Is Climate Change Driving Another Mass Extinction?
Darwin Day at Duquesne Explores Evolution and the Future of the Planet
Every fifth-grader knows dinosaurs roamed the Earth once but don't live here anymore. If we adults think we're smarter than fifth-graders, are we aware of extinctions occurring before our very eyes?
Extinction, evolution and rapid climate change will be the topics of Duquesne University's annual free Darwin Day discussion on Friday, Feb. 17 at 7 p.m.
Renowned paleontologist Dr.
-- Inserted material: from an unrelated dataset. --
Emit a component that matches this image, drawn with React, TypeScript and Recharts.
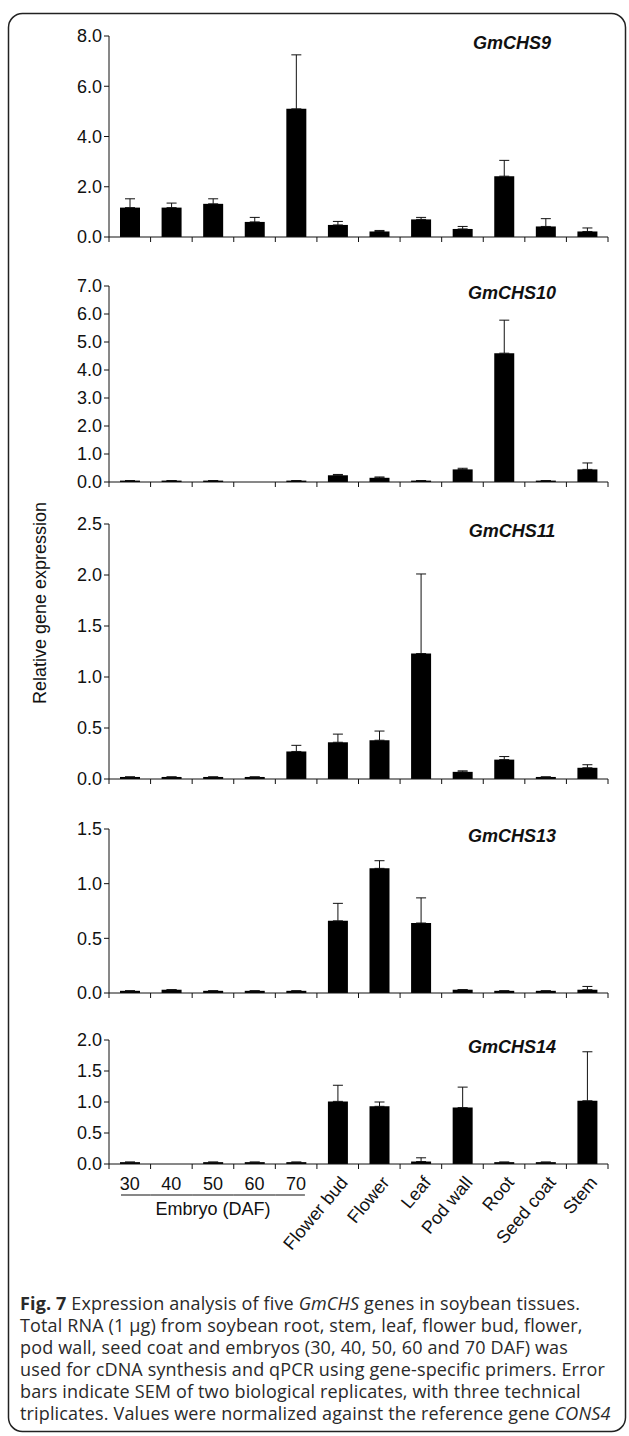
import { BarChart, Bar, XAxis, YAxis, ErrorBar } from 'recharts';

const categories = ['30', '40', '50', '60', '70', 'Flower bud', 'Flower', 'Leaf', 'Pod wall', 'Root', 'Seed coat', 'Stem'];

const chs9 = [1.17, 1.17, 1.32, 0.6, 5.1, 0.48, 0.22, 0.7, 0.32, 2.42, 0.42, 0.22];
const chs9Sem = [0.35, 0.18, 0.2, 0.18, 2.15, 0.14, 0.04, 0.08, 0.1, 0.63, 0.31, 0.14];
const chs9Ticks = [0, 2, 4, 6, 8];

const chs10 = [0.05, 0.05, 0.05, 0, 0.05, 0.24, 0.15, 0.05, 0.45, 4.6, 0.05, 0.45];
const chs10Sem = [0, 0, 0, 0, 0, 0.03, 0.03, 0, 0.04, 1.18, 0, 0.23];
const chs10Ticks = [0, 1, 2, 3, 4, 5, 6, 7];

const chs11 = [0.02, 0.02, 0.02, 0.02, 0.27, 0.36, 0.38, 1.23, 0.07, 0.19, 0.02, 0.11];
const chs11Sem = [0, 0, 0, 0, 0.06, 0.08, 0.09, 0.78, 0.01, 0.03, 0, 0.03];
const chs11Ticks = [0, 0.5, 1, 1.5, 2, 2.5];

const chs13 = [0.02, 0.03, 0.02, 0.02, 0.02, 0.66, 1.14, 0.64, 0.03, 0.02, 0.02, 0.03];
const chs13Sem = [0, 0, 0, 0, 0, 0.16, 0.07, 0.23, 0, 0, 0, 0.03];
const chs13Ticks = [0, 0.5, 1, 1.5];

const chs14 = [0.03, 0, 0.03, 0.03, 0.03, 1.01, 0.93, 0.04, 0.91, 0.03, 0.03, 1.02];
const chs14Sem = [0, 0, 0, 0, 0, 0.26, 0.07, 0.06, 0.33, 0, 0, 0.79];
const chs14Ticks = [0, 0.5, 1, 1.5, 2];

const FONT = '"Liberation Sans", Arial, sans-serif';
const INK = '#111';

const build = (vals: number[], sem: number[]) =>
  categories.map((name, i) => ({ name, value: vals[i], err: [0, sem[i]] }));

// tick marks sit on the category boundaries, not on the bar centres
const makeTick = (withLabels: boolean) => (props: any) => {
  const { x, y, payload } = props;
  const i = payload.index;
  const half = payload.offset || 20.8;
  const marks = (
    <>
      <line x1={x - half} x2={x - half} y1={y} y2={y + 5} stroke={INK} strokeWidth={1} />
      {i === categories.length - 1 && (
        <line x1={x + half} x2={x + half} y1={y} y2={y + 5} stroke={INK} strokeWidth={1} />
      )}
    </>
  );
  if (!withLabels) return <g>{marks}</g>;
  if (i < 5) {
    return (
      <g>
        {marks}
        <text x={x} y={y + 26} textAnchor="middle" fontSize={18} fontFamily={FONT} fill={INK}>
          {payload.value}
        </text>
        <line
          x1={i === 0 ? x - half + 12 : x - half}
          x2={i === 4 ? x + half - 12 : x + half}
          y1={y + 31}
          y2={y + 31}
          stroke={INK}
          strokeWidth={1}
        />
        {i === 2 && (
          <text x={x} y={y + 51} textAnchor="middle" fontSize={18} fontFamily={FONT} fill={INK}>
            Embryo (DAF)
          </text>
        )}
      </g>
    );
  }
  return (
    <g>
      {marks}
      <text
        transform={`translate(${x + 11},${y + 19}) rotate(-50)`}
        textAnchor="end"
        fontSize={18}
        fontFamily={FONT}
        fill={INK}
      >
        {payload.value}
      </text>
    </g>
  );
};

const PlainTick = makeTick(false);
const LabelTick = makeTick(true);

interface PanelProps {
  title: string;
  vals: number[];
  sem: number[];
  ticks: number[];
  plotTop: number;
  plotHeight: number;
  last?: boolean;
}

const Panel = ({ title, vals, sem, ticks, plotTop, plotHeight, last }: PanelProps) => {
  const marginTop = 12;
  const bottom = last ? 120 : 12;
  const data = build(vals, sem);
  return (
    <div style={{ position: 'absolute', left: 0, top: plotTop - marginTop }}>
      <BarChart
        width={629}
        height={marginTop + plotHeight + bottom}
        data={data}
        margin={{ top: marginTop, right: 21, left: 0, bottom: 0 }}
        barSize={20}
      >
        <XAxis
          dataKey="name"
          height={bottom}
          stroke={INK}
          tickLine={false}
          tickSize={0}
          tickMargin={0}
          interval={0}
          tick={last ? LabelTick : PlainTick}
        />
        <YAxis
          width={109}
          domain={[0, ticks[ticks.length - 1]]}
          ticks={ticks}
          interval={0}
          tickFormatter={(v: number) => v.toFixed(1)}
          tick={{ fill: INK, fontSize: 18, fontFamily: FONT }}
          tickSize={5}
          tickMargin={2}
          stroke={INK}
          allowDataOverflow
        />
        <Bar dataKey="value" fill="#000" isAnimationActive={false}>
          <ErrorBar dataKey="err" width={5} stroke={INK} strokeWidth={1} direction="y" />
        </Bar>
      </BarChart>
      <div
        style={{
          position: 'absolute',
          left: 512,
          top: marginTop - 3,
          transform: 'translateX(-50%)',
          fontFamily: FONT,
          fontSize: 18,
          fontWeight: 'bold',
          fontStyle: 'italic',
          color: INK,
          whiteSpace: 'nowrap',
        }}
      >
        {title}
      </div>
    </div>
  );
};

const captionStyle: React.CSSProperties = {
  position: 'absolute',
  left: 20,
  fontFamily: '"Open Sans", sans-serif',
  fontSize: 18,
  letterSpacing: 0.15,
  color: '#2a2a2a',
  whiteSpace: 'nowrap',
  lineHeight: '22px',
};

export default function App() {
  return (
    <div style={{ position: 'absolute', left: 0, top: 0, width: 629, height: 1436, background: '#fff' }}>
      <svg width={629} height={1436} style={{ position: 'absolute', left: 0, top: 0 }}>
        <rect x={8.5} y={13.5} width={617} height={1418} rx={14} fill="none" stroke="#222" strokeWidth={1.5} />
        <text
          transform="translate(46,603) rotate(-90)"
          textAnchor="middle"
          fontSize={18}
          fontFamily={FONT}
          fill={INK}
        >
          Relative gene expression
        </text>
      </svg>
      <Panel title="GmCHS9" vals={chs9} sem={chs9Sem} ticks={chs9Ticks} plotTop={36} plotHeight={201} />
      <Panel title="GmCHS10" vals={chs10} sem={chs10Sem} ticks={chs10Ticks} plotTop={286} plotHeight={196} />
      <Panel title="GmCHS11" vals={chs11} sem={chs11Sem} ticks={chs11Ticks} plotTop={524} plotHeight={255} />
      <Panel title="GmCHS13" vals={chs13} sem={chs13Sem} ticks={chs13Ticks} plotTop={829} plotHeight={164} />
      <Panel title="GmCHS14" vals={chs14} sem={chs14Sem} ticks={chs14Ticks} plotTop={1040} plotHeight={124} last />
      <div style={{ ...captionStyle, top: 1292 }}>
        <b>Fig. 7</b> Expression analysis of five <i>GmCHS</i> genes in soybean tissues.
        <br />
        Total RNA (1 µg) from soybean root, stem, leaf, flower bud, flower,
        <br />
        pod wall, seed coat and embryos (30, 40, 50, 60 and 70 DAF) was
        <br />
        used for cDNA synthesis and qPCR using gene-specific primers. Error
        <br />
        bars indicate SEM of two biological replicates, with three technical
        <br />
        triplicates. Values were normalized against the reference gene <i>CONS4</i>
      </div>
    </div>
  );
}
Peter D. Ward, professor at the University of Washington in Seattle, will address the causes of major mass extinctions-periods of time when more than half of all species on Earth disappeared-and the evolutionary effects they had in shaping our world.
Ward, a favorite on PBS, NOVA, TED and Animal Planet, will discusses Mass Extinctions: The Third Tier of Evolution, and will weigh whether we are experiencing a new mass extinction driven by human-induced climate change.
"There have been five major mass extinctions, all attached to rapid climate change, requiring rapid changes in organisms," said Dr. David Lampe, associate professor of biology and Darwin Day organizer. "Organisms that didn't adapt went extinct."
Already, about one-third of all amphibian species are endangered and nearly 170 species are believed to have gone extinct over the last two decades, even in protected habitats. Many plants are also in danger.
"Everything," Lampe said, "is based on a predictable climate."